The reason, of course, is that we are only selecting against the affected animals because we can recognize them by phenotype; animals that are carriers can't be detected, and when two carriers are bred they will produce affected offspring. We will reduce the carrier frequency through selection, but even after generations of strong selection against affected animals, we will still have carriers in the population and therefore the risk of producing affected animals.
So even if we remove EVERY affected animal from the breeding population, we will NEVER eliminate the offending mutation from the breed. The only way we can do this (unless genetic drift removes it just by chance) is to also remove carriers - which we could do if we had a DNA test.
But now we're talking about getting rid of a lot of dogs. Go back to the table above, and look at the column in green. This is the percentage of the population each generation that would be carriers. Gosh, we would be throwing out more than 30% of the entire breed population for the first two generations, and another 20% or more for several generations after that (remember we're throwing out aa as well).
That's a LOT of dogs - and their genes - to eliminate, just to deal with that one nasty mutation. It's hard to imagine that you could do this without having serious consequences to the gene pool of the breed. Have a look at this chart of the biochemical steps that need to occur for proper energy metabolism. (Here's a tiny bit of it, just to give you an idea.
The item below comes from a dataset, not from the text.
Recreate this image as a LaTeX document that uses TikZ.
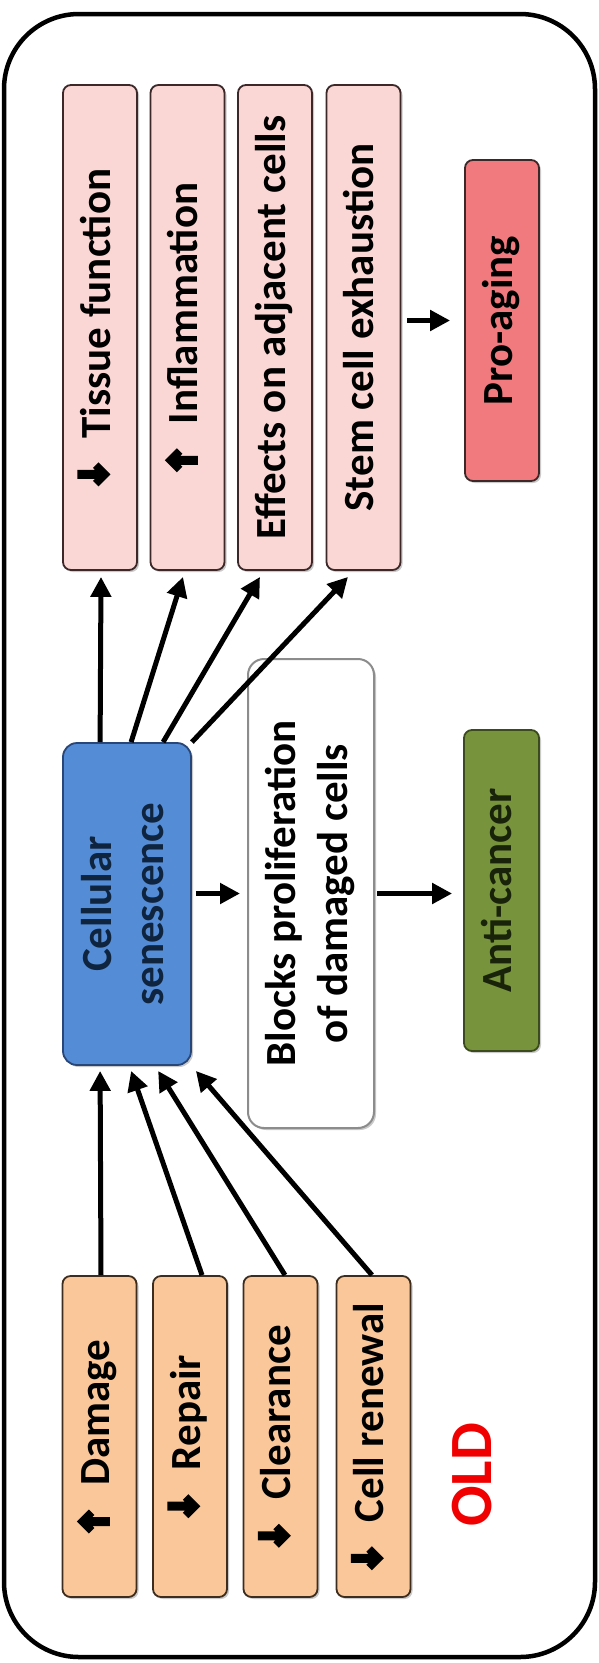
\documentclass[tikz,border=0pt]{standalone}
\usepackage{fontspec}
\setmainfont{Carlito}
\usetikzlibrary{arrows.meta,shadows,calc}
\definecolor{pinkfill}{RGB}{250,214,212}
\definecolor{pinkdraw}{RGB}{60,40,40}
\definecolor{profill}{RGB}{240,122,126}
\definecolor{orfill}{RGB}{250,199,154}
\definecolor{ordraw}{RGB}{60,45,30}
\definecolor{csfill}{RGB}{84,140,214}
\definecolor{csdraw}{RGB}{40,70,120}
\definecolor{cstext}{RGB}{15,36,62}
\definecolor{acfill}{RGB}{119,147,60}
\definecolor{acdraw}{RGB}{60,75,30}
\definecolor{actext}{RGB}{25,35,10}
\definecolor{oldred}{RGB}{240,0,0}
\pgfdeclarehorizontalshading{shpink}{100bp}{color(0bp)=(pinkfill!25!white); color(10bp)=(pinkfill); color(86bp)=(pinkfill); color(100bp)=(pinkfill!80!black)}
\pgfdeclarehorizontalshading{shpro}{100bp}{color(0bp)=(profill!45!white); color(10bp)=(profill); color(86bp)=(profill); color(100bp)=(profill!80!black)}
\pgfdeclarehorizontalshading{shor}{100bp}{color(0bp)=(orfill!25!white); color(10bp)=(orfill); color(86bp)=(orfill); color(100bp)=(orfill!78!black)}
\pgfdeclarehorizontalshading{shcs}{100bp}{color(0bp)=(csfill!60!white); color(8bp)=(csfill); color(90bp)=(csfill); color(100bp)=(csfill!75!black)}
\pgfdeclarehorizontalshading{shac}{100bp}{color(0bp)=(acfill!60!white); color(10bp)=(acfill); color(86bp)=(acfill); color(100bp)=(acfill!75!black)}
\newsavebox{\dnglyph}
\newsavebox{\upglyph}
\newcommand\gp[2]{\pgfpoint{#1pt}{#2pt}}
\newcommand\vtext[1]{\rotatebox{90}{\begin{tabular}{@{}c@{}}#1\end{tabular}}}
\newcommand\upar{\usebox{\upglyph}\hspace{24pt}}
\newcommand\dnar{\usebox{\dnglyph}\hspace{24pt}}
\begin{document}
\sbox{\dnglyph}{\begin{pgfpicture}\pgfpathmoveto{\gp{0}{0}}\pgfpathlineto{\gp{12}{12}}\pgfpathlineto{\gp{6.5}{17.5}}\pgfpathlineto{\gp{4.5}{15.5}}\pgfpathlineto{\gp{4.5}{33}}\pgfpathlineto{\gp{-4.5}{33}}\pgfpathlineto{\gp{-4.5}{15.5}}\pgfpathlineto{\gp{-6.5}{17.5}}\pgfpathlineto{\gp{-12}{12}}\pgfpathclose\pgfusepath{fill}\end{pgfpicture}}%
\sbox{\upglyph}{\begin{pgfpicture}\pgfpathmoveto{\gp{0}{33}}\pgfpathlineto{\gp{12}{21}}\pgfpathlineto{\gp{6.5}{15.5}}\pgfpathlineto{\gp{4.5}{17.5}}\pgfpathlineto{\gp{4.5}{0}}\pgfpathlineto{\gp{-4.5}{0}}\pgfpathlineto{\gp{-4.5}{17.5}}\pgfpathlineto{\gp{-6.5}{15.5}}\pgfpathlineto{\gp{-12}{21}}\pgfpathclose\pgfusepath{fill}\end{pgfpicture}}%
\begin{tikzpicture}[x=1pt,y=-1pt,
  box/.style={rounded corners=8pt, line width=1.8pt, inner sep=0pt,
    font=\fontsize{43}{52}\selectfont\bfseries,
    drop shadow={shadow xshift=2pt,shadow yshift=-2pt,opacity=0.35,fill=black!60}},
  pinkbox/.style={box, shading=shpink, draw=pinkdraw, minimum width=74pt, minimum height=485pt},
  probox/.style={box, shading=shpro, draw=pinkdraw, minimum width=74pt, minimum height=321pt},
  orbox/.style={box, shading=shor, draw=ordraw, minimum width=74pt, minimum height=321pt},
  csbox/.style={box, rounded corners=14pt, shading=shcs, draw=csdraw, text=cstext, minimum width=128pt, minimum height=322pt},
  blbox/.style={box, rounded corners=16pt, fill=white, draw=black!45, line width=2pt, minimum width=126pt, minimum height=469pt},
  acbox/.style={box, shading=shac, draw=acdraw, text=actext, minimum width=75pt, minimum height=321pt},
  arr/.style={line width=5pt, -{Triangle[length=20pt,width=20pt]}}]
\useasboundingbox (0,0) rectangle (599,1663);
\draw[line width=4.5pt, rounded corners=75pt] (4,14) rectangle (595,1657);
% top row
\node[pinkbox] (tis) at (100,327.5) {\vtext{\dnar Tissue function}};
\node[pinkbox] (inf) at (187.5,327.5) {\vtext{\upar Inflammation}};
\node[pinkbox] (eff) at (275,327.5) {\vtext{Effects on adjacent cells}};
\node[pinkbox] (stem) at (363.5,327.5) {\vtext{Stem cell exhaustion}};
\node[probox] (pro) at (502,320.5) {\vtext{Pro-aging}};
% middle
\node[csbox] (cs) at (127,904) {\vtext{Cellular\\senescence}};
\node[blbox] (bl) at (311,893.5) {\vtext{Blocks proliferation\\of damaged cells}};
\node[acbox] (ac) at (501.5,890.5) {\vtext{Anti-cancer}};
% bottom
\node[orbox] (dam) at (99.5,1436.5) {\vtext{\upar Damage}};
\node[orbox] (rep) at (190,1436.5) {\vtext{\dnar Repair}};
\node[orbox] (clr) at (280.5,1436.5) {\vtext{\dnar Clearance}};
\node[orbox] (ren) at (373.5,1436.5) {\vtext{\dnar Cell renewal}};
\node[text=oldred, font=\fontsize{60}{60}\selectfont\bfseries] (old) at (472,1475) {\rotatebox{90}{OLD}};
% arrows up
\draw[arr] ($(cs.north west)+(38,0)$) -- ($(tis.south)+(1,6)$);
\draw[arr] ($(cs.north west)+(69,0)$) -- ($(inf.south)+(-4.5,6)$);
\draw[arr] ($(cs.north west)+(101,0)$) -- ($(eff.south)+(-15,6)$);
\draw[arr] (cs.north east) -- ($(stem.south)+(-15.5,6)$);
% arrows from bottom
\draw[arr] ($(dam.north)+(1.5,0)$) -- ($(cs.south west)+(38,5)$);
\draw[arr] ($(rep.north)+(12,0)$) -- ($(cs.south west)+(69,5)$);
\draw[arr] ($(clr.north)+(4.5,0)$) -- ($(cs.south west)+(96,5)$);
\draw[arr] ($(ren.north)+(-1.5,0)$) -- ($(cs.south east)+(4,5)$);
% horizontal arrows
\draw[arr] ([xshift=4pt]cs.east |- bl.west) -- ([xshift=-7pt]bl.west);
\draw[arr] ([xshift=2pt]bl.east) -- ([xshift=-11pt]ac.west |- bl.east);
\draw[arr] ([xshift=6pt]stem.east |- pro.west) -- ([xshift=-14pt]pro.west);
\end{tikzpicture}
\end{document}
If you've had some biology, you might remember that circular reaction, which is the Kreb cycle).
You'll notice that everything is connected to everything else in very complicated ways - if step 4 in a 6 step sequence doesn't happen because the enzyme in step 3 is missing, then the entire pathway gets shut down. While you're selecting away at visible phenotype (topline, tail carriage, foot shape, herding instinct, pigmentation), you are also inadvertently running the risk of mucking up some complicated bit of chemistry that will make or break an animal. Already there are many examples of exactly this in dogs, where one broken step has huge consequences for function. Something this complex is extremely easy to break.
It seems obvious that just tossing random genes out of the gene pool could get you into some trouble. Unfortunately, many breeds have done exactly this. Time and time again, a genetic disorder popped up suddenly out of nowhere, breeders decided to manage it by eliminating all dogs with the gene, both affected and carriers, and they decimated their gene pool. Then invariably some other, previously unknown mutation starts causing problems, and the purge cycle begins again. This isn't genetic management. This is breed suicide. But it happens over and over. And it might not be an overt policy to eliminate carrier animals, but if people refuse to breed from them, the effect is the same - eventually, it's a genetic catastrophe that breeders will be unable to reverse.
The original point here was to look at how we can use a simple model like the Hardy-Weinberg equation to see what might happen under certain conditions. We could elaborate on a simple model like this, and for instance add into consideration that breeding is not random apart from the mutation we're trying to get rid of, but instead there is some level of deliberate inbreeding. We could see how a specific rate of inbreeding would affect allele and genotype frequencies in the population over time, and what it would mean to our efforts to manage a damaging allele. Population geneticists now have sophisticated software that allows them to model breeding strategies to determine the most effective way to reach a certain goal, or to determine how long it would take a population to reach a certain size, or how the frequency of a genetic disease would change over time. The permutations are infinite. But at the core of all of these population genetic models is the Hardy-Weinberg law that describes how gene frequencies vary in populations.